--- START Recorded data ---
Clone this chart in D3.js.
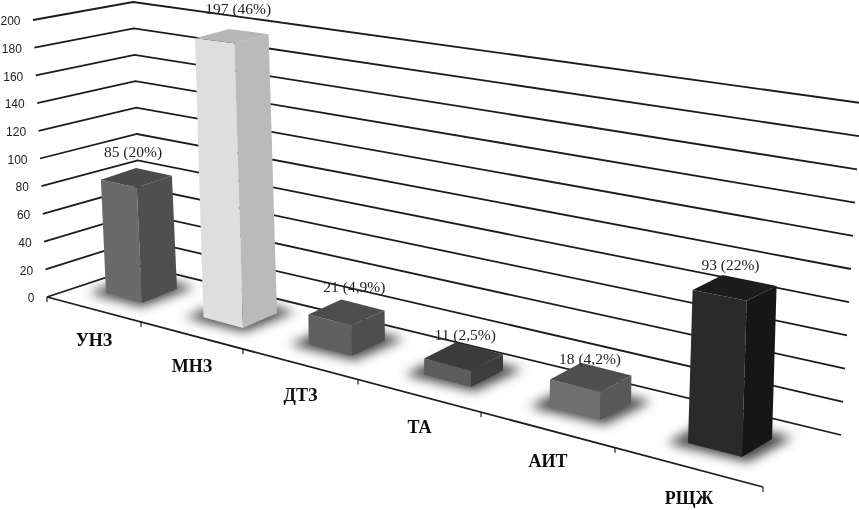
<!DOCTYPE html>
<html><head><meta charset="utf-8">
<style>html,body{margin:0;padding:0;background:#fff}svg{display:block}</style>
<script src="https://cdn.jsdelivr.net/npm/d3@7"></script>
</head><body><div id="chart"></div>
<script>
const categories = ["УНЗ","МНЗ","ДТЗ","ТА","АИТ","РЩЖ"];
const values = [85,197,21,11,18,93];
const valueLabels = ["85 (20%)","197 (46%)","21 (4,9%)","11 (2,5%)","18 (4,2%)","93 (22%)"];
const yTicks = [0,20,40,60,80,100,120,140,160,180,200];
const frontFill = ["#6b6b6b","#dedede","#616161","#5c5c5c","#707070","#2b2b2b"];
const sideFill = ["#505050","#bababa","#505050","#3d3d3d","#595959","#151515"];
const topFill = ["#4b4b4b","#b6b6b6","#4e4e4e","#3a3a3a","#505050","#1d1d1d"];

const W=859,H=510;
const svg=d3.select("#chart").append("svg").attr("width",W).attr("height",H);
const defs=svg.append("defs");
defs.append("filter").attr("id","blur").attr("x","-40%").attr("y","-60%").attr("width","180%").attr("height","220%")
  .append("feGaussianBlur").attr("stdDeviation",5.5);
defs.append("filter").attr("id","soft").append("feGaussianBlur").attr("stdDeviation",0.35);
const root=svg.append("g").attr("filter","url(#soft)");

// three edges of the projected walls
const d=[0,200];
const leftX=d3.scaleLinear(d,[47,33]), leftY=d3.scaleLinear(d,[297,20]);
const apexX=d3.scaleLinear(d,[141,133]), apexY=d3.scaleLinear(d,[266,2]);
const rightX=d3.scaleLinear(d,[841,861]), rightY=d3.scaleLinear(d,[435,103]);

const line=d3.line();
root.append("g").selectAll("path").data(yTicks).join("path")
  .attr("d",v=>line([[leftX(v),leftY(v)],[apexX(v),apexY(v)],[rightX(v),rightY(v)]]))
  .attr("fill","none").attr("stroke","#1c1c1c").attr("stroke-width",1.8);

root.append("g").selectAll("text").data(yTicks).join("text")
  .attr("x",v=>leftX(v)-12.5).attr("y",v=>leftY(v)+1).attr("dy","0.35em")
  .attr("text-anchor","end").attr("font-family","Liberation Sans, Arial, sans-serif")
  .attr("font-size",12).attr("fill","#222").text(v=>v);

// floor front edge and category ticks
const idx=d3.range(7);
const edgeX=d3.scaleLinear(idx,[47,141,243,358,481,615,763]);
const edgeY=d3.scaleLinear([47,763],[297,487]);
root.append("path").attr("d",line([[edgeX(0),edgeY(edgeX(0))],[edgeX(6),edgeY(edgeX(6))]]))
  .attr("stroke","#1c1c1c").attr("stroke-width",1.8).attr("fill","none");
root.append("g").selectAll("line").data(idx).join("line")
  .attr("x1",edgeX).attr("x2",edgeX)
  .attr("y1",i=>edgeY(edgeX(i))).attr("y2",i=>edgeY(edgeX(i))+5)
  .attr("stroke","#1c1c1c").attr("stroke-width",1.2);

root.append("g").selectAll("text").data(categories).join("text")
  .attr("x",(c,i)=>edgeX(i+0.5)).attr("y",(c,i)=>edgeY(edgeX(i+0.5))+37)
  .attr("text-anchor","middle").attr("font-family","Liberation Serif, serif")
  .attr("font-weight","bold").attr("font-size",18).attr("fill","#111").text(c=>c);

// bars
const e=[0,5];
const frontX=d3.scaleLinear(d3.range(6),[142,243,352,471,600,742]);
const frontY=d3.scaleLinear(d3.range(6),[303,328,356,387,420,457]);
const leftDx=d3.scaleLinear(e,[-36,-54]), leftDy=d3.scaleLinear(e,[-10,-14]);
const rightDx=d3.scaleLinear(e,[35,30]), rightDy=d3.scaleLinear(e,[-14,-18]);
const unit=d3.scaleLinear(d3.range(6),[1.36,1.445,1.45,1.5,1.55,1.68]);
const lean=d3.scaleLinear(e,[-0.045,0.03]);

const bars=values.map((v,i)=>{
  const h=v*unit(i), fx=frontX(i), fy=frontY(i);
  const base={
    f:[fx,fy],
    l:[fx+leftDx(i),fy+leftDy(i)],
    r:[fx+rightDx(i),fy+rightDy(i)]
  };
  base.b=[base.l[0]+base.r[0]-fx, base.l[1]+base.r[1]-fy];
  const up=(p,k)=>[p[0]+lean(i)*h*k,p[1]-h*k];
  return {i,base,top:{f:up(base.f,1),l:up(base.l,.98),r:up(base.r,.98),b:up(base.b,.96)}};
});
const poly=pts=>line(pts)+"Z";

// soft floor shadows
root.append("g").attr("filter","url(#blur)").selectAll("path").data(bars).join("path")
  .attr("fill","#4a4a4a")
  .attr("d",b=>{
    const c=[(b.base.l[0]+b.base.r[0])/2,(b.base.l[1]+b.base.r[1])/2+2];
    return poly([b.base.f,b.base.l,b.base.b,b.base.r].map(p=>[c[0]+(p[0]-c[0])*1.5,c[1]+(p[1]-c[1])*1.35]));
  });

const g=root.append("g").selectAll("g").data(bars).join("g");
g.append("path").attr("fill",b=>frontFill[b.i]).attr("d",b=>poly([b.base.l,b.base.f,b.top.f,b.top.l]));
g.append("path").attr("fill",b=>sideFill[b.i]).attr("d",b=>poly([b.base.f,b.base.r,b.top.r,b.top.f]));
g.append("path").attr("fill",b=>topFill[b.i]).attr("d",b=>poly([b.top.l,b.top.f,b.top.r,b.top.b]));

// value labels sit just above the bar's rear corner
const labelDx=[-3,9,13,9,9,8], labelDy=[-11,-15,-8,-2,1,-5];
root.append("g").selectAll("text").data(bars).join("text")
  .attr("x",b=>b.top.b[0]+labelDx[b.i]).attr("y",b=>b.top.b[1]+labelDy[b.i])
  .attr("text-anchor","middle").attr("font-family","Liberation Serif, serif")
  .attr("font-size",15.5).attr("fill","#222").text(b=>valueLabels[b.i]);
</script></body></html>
--- END Recorded data ---
Exercise -
In the copy, include no pictures; restate the listing above exactly.

Result -
Clone this chart in D3.js.
<!DOCTYPE html>
<html><head><meta charset="utf-8">
<style>html,body{margin:0;padding:0;background:#fff}svg{display:block}</style>
<script src="https://cdn.jsdelivr.net/npm/d3@7"></script>
</head><body><div id="chart"></div>
<script>
const categories = ["УНЗ","МНЗ","ДТЗ","ТА","АИТ","РЩЖ"];
const values = [85,197,21,11,18,93];
const valueLabels = ["85 (20%)","197 (46%)","21 (4,9%)","11 (2,5%)","18 (4,2%)","93 (22%)"];
const yTicks = [0,20,40,60,80,100,120,140,160,180,200];
const frontFill = ["#6b6b6b","#dedede","#616161","#5c5c5c","#707070","#2b2b2b"];
const sideFill = ["#505050","#bababa","#505050","#3d3d3d","#595959","#151515"];
const topFill = ["#4b4b4b","#b6b6b6","#4e4e4e","#3a3a3a","#505050","#1d1d1d"];

const W=859,H=510;
const svg=d3.select("#chart").append("svg").attr("width",W).attr("height",H);
const defs=svg.append("defs");
defs.append("filter").attr("id","blur").attr("x","-40%").attr("y","-60%").attr("width","180%").attr("height","220%")
  .append("feGaussianBlur").attr("stdDeviation",5.5);
defs.append("filter").attr("id","soft").append("feGaussianBlur").attr("stdDeviation",0.35);
const root=svg.append("g").attr("filter","url(#soft)");

// three edges of the projected walls
const d=[0,200];
const leftX=d3.scaleLinear(d,[47,33]), leftY=d3.scaleLinear(d,[297,20]);
const apexX=d3.scaleLinear(d,[141,133]), apexY=d3.scaleLinear(d,[266,2]);
const rightX=d3.scaleLinear(d,[841,861]), rightY=d3.scaleLinear(d,[435,103]);

const line=d3.line();
root.append("g").selectAll("path").data(yTicks).join("path")
  .attr("d",v=>line([[leftX(v),leftY(v)],[apexX(v),apexY(v)],[rightX(v),rightY(v)]]))
  .attr("fill","none").attr("stroke","#1c1c1c").attr("stroke-width",1.8);

root.append("g").selectAll("text").data(yTicks).join("text")
  .attr("x",v=>leftX(v)-12.5).attr("y",v=>leftY(v)+1).attr("dy","0.35em")
  .attr("text-anchor","end").attr("font-family","Liberation Sans, Arial, sans-serif")
  .attr("font-size",12).attr("fill","#222").text(v=>v);

// floor front edge and category ticks
const idx=d3.range(7);
const edgeX=d3.scaleLinear(idx,[47,141,243,358,481,615,763]);
const edgeY=d3.scaleLinear([47,763],[297,487]);
root.append("path").attr("d",line([[edgeX(0),edgeY(edgeX(0))],[edgeX(6),edgeY(edgeX(6))]]))
  .attr("stroke","#1c1c1c").attr("stroke-width",1.8).attr("fill","none");
root.append("g").selectAll("line").data(idx).join("line")
  .attr("x1",edgeX).attr("x2",edgeX)
  .attr("y1",i=>edgeY(edgeX(i))).attr("y2",i=>edgeY(edgeX(i))+5)
  .attr("stroke","#1c1c1c").attr("stroke-width",1.2);

root.append("g").selectAll("text").data(categories).join("text")
  .attr("x",(c,i)=>edgeX(i+0.5)).attr("y",(c,i)=>edgeY(edgeX(i+0.5))+37)
  .attr("text-anchor","middle").attr("font-family","Liberation Serif, serif")
  .attr("font-weight","bold").attr("font-size",18).attr("fill","#111").text(c=>c);

// bars
const e=[0,5];
const frontX=d3.scaleLinear(d3.range(6),[142,243,352,471,600,742]);
const frontY=d3.scaleLinear(d3.range(6),[303,328,356,387,420,457]);
const leftDx=d3.scaleLinear(e,[-36,-54]), leftDy=d3.scaleLinear(e,[-10,-14]);
const rightDx=d3.scaleLinear(e,[35,30]), rightDy=d3.scaleLinear(e,[-14,-18]);
const unit=d3.scaleLinear(d3.range(6),[1.36,1.445,1.45,1.5,1.55,1.68]);
const lean=d3.scaleLinear(e,[-0.045,0.03]);

const bars=values.map((v,i)=>{
  const h=v*unit(i), fx=frontX(i), fy=frontY(i);
  const base={
    f:[fx,fy],
    l:[fx+leftDx(i),fy+leftDy(i)],
    r:[fx+rightDx(i),fy+rightDy(i)]
  };
  base.b=[base.l[0]+base.r[0]-fx, base.l[1]+base.r[1]-fy];
  const up=(p,k)=>[p[0]+lean(i)*h*k,p[1]-h*k];
  return {i,base,top:{f:up(base.f,1),l:up(base.l,.98),r:up(base.r,.98),b:up(base.b,.96)}};
});
const poly=pts=>line(pts)+"Z";

// soft floor shadows
root.append("g").attr("filter","url(#blur)").selectAll("path").data(bars).join("path")
  .attr("fill","#4a4a4a")
  .attr("d",b=>{
    const c=[(b.base.l[0]+b.base.r[0])/2,(b.base.l[1]+b.base.r[1])/2+2];
    return poly([b.base.f,b.base.l,b.base.b,b.base.r].map(p=>[c[0]+(p[0]-c[0])*1.5,c[1]+(p[1]-c[1])*1.35]));
  });

const g=root.append("g").selectAll("g").data(bars).join("g");
g.append("path").attr("fill",b=>frontFill[b.i]).attr("d",b=>poly([b.base.l,b.base.f,b.top.f,b.top.l]));
g.append("path").attr("fill",b=>sideFill[b.i]).attr("d",b=>poly([b.base.f,b.base.r,b.top.r,b.top.f]));
g.append("path").attr("fill",b=>topFill[b.i]).attr("d",b=>poly([b.top.l,b.top.f,b.top.r,b.top.b]));

// value labels sit just above the bar's rear corner
const labelDx=[-3,9,13,9,9,8], labelDy=[-11,-15,-8,-2,1,-5];
root.append("g").selectAll("text").data(bars).join("text")
  .attr("x",b=>b.top.b[0]+labelDx[b.i]).attr("y",b=>b.top.b[1]+labelDy[b.i])
  .attr("text-anchor","middle").attr("font-family","Liberation Serif, serif")
  .attr("font-size",15.5).attr("fill","#222").text(b=>valueLabels[b.i]);
</script></body></html>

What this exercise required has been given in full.